The Economist reported on December 29, 2004: There is only one traffic law in Ramadi these days: when Americans approach, Iraqis scatter. Horns blaring, brakes screaming, the midday traffic skids to the side of the road as a line of Humvee jeeps ferrying American marines rolls the wrong way up the main street. Every vehicle, that is, except one beat-up old taxi. Its elderly driver, flapping his outstretched hand, seems, amazingly, to be trying to turn the convoy back. Gun turrets swivel and lock on to him, as a hefty marine sergeant leaps into the road, levels an assault rifle at his turbanned head, and screams: “Back this bitch up, motherfucker!”

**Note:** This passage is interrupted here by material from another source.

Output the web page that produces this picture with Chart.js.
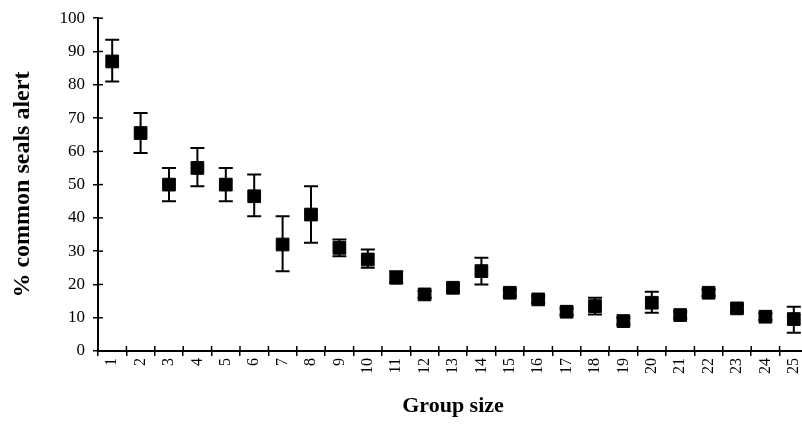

The old man should have read the bilingual notices that American soldiers tack to their rear bumpers in Iraq: “Keep 50m or deadly force will be applied”. In Ramadi, the capital of central Anbar province, where 17 suicide-bombs struck American forces during the month-long Muslim fast of Ramadan in the autumn, the marines are jumpy. Sometimes, they say, they fire on vehicles encroaching within 30 metres, sometimes they fire at 20 metres: “If anyone gets too close to us we fucking waste them,” says a bullish lieutenant. “It’s kind of a shame, because it means we’ve killed a lot of innocent people.”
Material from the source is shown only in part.